**Records to use**

####################

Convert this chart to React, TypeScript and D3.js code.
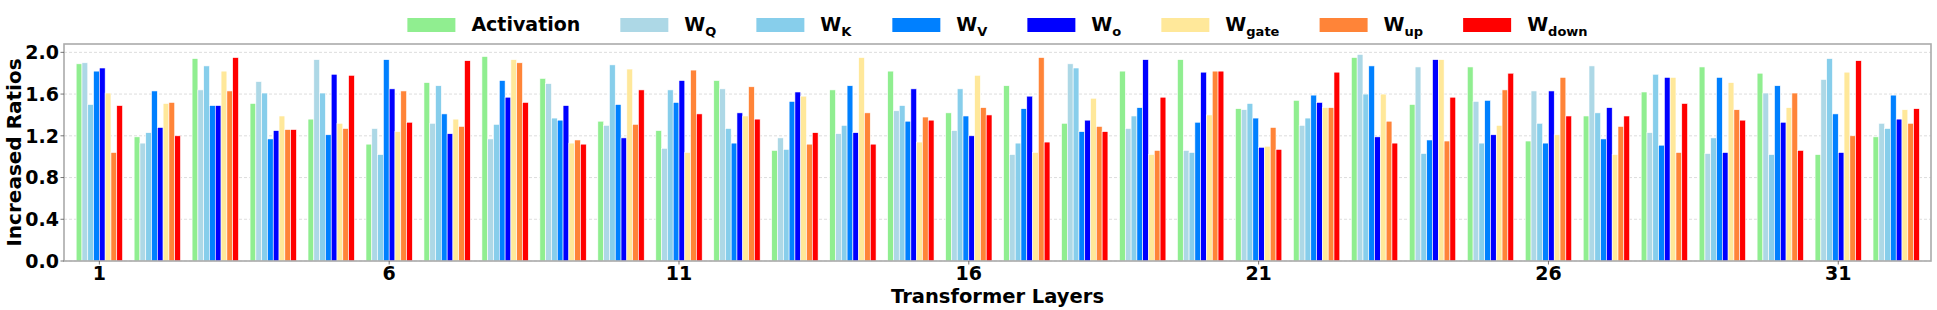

####################

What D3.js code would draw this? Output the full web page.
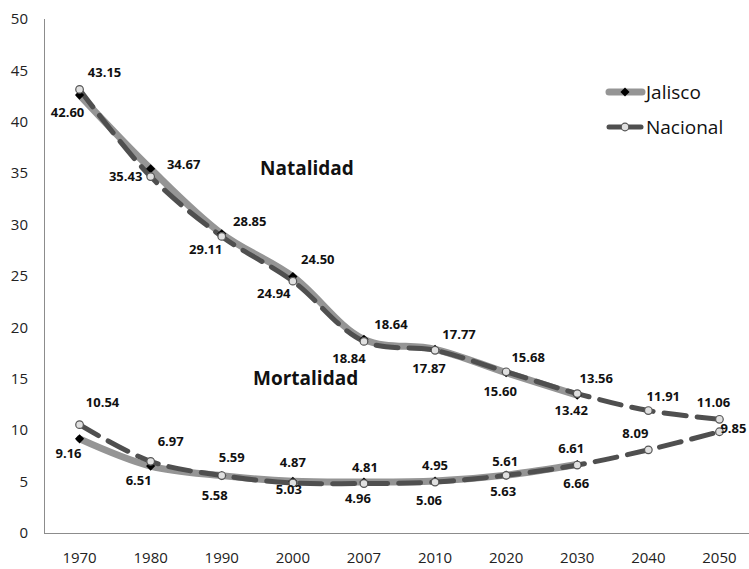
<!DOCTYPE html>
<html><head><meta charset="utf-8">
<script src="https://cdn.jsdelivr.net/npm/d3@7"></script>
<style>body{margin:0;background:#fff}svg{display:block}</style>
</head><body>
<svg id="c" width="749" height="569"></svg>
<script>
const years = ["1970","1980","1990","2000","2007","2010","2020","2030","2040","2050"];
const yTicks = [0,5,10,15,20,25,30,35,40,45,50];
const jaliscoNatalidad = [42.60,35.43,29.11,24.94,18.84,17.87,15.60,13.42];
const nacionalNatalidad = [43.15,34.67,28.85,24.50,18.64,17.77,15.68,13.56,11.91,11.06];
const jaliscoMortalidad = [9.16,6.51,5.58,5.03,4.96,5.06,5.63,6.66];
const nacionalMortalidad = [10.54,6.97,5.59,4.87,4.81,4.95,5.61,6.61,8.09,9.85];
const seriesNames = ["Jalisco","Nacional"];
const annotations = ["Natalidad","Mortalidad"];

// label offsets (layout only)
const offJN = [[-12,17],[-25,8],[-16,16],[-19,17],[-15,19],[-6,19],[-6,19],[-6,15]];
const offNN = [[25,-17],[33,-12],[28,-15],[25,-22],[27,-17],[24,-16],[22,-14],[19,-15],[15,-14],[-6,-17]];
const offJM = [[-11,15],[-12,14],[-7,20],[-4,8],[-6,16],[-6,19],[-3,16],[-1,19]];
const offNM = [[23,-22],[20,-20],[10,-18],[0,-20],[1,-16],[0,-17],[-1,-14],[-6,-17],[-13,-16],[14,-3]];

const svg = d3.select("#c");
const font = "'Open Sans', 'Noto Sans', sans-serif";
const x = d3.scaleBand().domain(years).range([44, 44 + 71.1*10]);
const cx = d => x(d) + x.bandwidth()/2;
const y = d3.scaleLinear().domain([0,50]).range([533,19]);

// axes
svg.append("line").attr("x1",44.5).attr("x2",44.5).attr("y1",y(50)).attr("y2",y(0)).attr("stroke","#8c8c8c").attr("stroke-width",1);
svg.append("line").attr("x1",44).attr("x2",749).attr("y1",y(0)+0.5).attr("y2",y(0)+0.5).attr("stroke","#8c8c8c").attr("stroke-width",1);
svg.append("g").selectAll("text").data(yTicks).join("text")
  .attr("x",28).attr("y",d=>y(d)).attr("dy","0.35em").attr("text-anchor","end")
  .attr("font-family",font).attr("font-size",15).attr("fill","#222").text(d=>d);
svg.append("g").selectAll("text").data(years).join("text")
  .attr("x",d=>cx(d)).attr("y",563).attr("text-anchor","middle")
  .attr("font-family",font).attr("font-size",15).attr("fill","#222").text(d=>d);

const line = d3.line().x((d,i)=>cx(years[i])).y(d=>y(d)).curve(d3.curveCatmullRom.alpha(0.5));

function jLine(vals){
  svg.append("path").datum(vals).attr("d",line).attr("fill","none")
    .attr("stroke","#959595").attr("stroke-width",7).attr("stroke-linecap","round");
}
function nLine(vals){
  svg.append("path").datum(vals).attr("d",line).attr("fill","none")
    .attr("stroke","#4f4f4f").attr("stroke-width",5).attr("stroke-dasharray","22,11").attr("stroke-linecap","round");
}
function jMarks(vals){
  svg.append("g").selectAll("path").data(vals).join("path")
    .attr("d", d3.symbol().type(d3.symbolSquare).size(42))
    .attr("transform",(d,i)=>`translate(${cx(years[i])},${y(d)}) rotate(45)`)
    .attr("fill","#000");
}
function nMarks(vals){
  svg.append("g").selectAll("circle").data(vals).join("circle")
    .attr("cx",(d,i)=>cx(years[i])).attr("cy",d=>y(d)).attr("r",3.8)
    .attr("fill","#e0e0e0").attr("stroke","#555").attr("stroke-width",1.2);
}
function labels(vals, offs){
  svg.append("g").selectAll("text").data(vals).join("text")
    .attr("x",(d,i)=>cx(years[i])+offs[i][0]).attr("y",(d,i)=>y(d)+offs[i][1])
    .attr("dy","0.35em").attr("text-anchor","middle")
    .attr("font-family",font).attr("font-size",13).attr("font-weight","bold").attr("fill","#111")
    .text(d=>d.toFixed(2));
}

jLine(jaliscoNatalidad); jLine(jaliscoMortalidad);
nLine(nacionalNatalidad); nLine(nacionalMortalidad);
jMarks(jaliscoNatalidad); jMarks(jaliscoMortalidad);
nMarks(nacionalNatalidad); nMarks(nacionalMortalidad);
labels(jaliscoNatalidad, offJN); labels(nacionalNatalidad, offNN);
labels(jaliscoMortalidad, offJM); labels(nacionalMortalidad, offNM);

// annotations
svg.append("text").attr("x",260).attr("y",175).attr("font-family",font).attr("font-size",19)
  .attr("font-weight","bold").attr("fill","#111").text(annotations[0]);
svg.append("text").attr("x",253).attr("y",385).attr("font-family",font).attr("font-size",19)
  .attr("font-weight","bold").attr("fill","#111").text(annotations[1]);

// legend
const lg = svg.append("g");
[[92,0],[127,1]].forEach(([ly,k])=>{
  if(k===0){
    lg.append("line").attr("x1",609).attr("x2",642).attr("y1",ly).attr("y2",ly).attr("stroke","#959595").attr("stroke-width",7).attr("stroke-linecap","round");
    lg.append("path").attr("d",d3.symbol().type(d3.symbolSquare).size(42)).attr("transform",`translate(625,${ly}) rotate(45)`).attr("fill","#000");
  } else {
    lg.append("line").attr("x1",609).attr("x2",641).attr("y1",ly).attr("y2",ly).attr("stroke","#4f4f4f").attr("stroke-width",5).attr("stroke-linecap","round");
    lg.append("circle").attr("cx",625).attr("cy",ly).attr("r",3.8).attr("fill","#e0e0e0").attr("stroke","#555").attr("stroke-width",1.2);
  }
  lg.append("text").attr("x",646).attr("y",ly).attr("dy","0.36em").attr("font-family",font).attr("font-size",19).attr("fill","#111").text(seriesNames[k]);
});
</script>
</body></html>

####################

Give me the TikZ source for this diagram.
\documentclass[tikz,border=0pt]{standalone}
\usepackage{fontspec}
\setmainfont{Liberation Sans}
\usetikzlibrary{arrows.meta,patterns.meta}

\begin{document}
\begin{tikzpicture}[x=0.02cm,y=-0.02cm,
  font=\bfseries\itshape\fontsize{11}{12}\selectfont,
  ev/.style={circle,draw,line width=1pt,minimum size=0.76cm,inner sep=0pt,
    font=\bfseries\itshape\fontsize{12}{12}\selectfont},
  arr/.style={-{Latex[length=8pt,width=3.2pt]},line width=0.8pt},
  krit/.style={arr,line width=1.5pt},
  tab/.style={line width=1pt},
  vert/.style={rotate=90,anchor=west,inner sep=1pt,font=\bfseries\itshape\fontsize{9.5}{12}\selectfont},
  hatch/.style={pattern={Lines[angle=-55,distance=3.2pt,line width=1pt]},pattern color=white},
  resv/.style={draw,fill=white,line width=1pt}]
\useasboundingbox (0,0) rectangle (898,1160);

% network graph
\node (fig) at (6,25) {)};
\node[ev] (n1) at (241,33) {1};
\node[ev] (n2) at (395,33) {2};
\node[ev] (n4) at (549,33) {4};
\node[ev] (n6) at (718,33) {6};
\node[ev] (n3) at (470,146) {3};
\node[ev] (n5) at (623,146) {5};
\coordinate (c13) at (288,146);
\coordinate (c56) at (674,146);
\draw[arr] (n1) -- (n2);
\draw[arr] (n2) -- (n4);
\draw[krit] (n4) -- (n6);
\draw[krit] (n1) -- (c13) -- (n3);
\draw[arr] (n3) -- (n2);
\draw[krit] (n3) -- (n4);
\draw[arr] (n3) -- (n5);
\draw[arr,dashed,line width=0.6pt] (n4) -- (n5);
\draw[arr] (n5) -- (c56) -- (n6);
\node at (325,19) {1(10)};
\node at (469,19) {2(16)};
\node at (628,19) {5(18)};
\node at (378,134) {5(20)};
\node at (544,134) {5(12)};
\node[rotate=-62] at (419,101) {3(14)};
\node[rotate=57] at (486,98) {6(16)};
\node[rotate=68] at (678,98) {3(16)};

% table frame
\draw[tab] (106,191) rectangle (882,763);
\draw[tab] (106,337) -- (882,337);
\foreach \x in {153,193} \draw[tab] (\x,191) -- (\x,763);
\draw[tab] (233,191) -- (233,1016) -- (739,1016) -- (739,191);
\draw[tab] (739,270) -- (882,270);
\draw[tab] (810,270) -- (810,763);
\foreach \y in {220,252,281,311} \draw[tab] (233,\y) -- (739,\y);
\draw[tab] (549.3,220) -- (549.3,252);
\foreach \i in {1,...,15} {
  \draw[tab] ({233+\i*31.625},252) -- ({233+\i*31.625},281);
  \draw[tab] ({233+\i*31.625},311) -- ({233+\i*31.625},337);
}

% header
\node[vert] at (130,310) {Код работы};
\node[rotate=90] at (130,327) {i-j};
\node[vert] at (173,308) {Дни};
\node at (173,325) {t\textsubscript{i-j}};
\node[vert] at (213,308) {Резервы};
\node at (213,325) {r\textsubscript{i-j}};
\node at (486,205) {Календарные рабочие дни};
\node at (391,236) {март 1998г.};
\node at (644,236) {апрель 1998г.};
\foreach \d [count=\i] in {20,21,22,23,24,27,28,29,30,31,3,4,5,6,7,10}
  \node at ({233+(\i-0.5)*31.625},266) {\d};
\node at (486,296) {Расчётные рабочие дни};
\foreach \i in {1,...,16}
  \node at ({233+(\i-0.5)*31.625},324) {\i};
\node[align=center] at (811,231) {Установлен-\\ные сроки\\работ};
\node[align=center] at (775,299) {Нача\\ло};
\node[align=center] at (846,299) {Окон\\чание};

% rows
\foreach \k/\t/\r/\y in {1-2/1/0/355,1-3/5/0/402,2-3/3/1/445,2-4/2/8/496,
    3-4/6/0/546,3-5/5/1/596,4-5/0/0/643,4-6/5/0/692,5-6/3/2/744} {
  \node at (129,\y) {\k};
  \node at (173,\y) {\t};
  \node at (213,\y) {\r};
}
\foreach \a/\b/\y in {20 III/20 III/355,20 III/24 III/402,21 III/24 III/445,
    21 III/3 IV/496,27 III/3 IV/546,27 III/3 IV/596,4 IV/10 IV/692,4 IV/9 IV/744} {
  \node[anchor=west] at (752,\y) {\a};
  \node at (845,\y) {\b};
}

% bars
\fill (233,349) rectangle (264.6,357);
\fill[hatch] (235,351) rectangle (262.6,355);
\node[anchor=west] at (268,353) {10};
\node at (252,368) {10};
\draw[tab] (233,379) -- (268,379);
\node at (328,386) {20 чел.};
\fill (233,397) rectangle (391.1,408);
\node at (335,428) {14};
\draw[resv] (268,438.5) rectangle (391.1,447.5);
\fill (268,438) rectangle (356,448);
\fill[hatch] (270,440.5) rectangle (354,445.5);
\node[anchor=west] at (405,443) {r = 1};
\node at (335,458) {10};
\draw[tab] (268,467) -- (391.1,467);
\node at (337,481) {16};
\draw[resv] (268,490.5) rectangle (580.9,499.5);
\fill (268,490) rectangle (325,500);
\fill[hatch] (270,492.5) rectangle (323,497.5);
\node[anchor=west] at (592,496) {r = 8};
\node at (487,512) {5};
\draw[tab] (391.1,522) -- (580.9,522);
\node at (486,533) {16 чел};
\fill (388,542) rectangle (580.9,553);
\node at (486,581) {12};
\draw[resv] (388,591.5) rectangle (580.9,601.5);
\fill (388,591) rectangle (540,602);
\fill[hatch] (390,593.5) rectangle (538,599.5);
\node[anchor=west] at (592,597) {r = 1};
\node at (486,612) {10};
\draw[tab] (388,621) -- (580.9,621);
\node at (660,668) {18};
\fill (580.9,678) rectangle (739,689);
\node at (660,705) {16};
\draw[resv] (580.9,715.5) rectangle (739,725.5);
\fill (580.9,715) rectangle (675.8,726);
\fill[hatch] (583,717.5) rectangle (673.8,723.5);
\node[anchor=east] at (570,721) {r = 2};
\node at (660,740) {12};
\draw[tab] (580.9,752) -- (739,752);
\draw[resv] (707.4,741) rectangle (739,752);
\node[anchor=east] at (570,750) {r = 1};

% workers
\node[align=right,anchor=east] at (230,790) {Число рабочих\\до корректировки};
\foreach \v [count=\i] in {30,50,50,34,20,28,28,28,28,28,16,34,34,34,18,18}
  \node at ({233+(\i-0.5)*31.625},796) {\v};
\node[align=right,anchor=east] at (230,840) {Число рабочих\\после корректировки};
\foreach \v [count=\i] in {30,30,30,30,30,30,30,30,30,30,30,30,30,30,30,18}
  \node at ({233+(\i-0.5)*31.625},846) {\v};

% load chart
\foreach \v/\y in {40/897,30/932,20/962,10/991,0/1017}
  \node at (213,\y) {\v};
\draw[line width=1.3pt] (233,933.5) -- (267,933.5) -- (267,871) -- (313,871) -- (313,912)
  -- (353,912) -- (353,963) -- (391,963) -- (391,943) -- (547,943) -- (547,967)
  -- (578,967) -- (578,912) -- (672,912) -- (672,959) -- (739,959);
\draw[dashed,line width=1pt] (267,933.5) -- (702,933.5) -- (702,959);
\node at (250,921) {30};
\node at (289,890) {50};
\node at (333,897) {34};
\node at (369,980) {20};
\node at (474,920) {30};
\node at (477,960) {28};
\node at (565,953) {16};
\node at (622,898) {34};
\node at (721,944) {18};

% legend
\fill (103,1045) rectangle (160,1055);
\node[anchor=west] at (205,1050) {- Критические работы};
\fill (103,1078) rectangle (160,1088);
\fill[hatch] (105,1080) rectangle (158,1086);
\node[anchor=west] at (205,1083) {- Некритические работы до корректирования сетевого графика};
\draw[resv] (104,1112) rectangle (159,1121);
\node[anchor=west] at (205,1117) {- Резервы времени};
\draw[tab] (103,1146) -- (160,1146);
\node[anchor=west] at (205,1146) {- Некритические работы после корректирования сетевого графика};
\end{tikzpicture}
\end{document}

####################

Identify the lines that hold the word "code". Copy every one of them.

**Full output**
Convert this chart to React, TypeScript and D3.js code.
What D3.js code would draw this? Output the full web page.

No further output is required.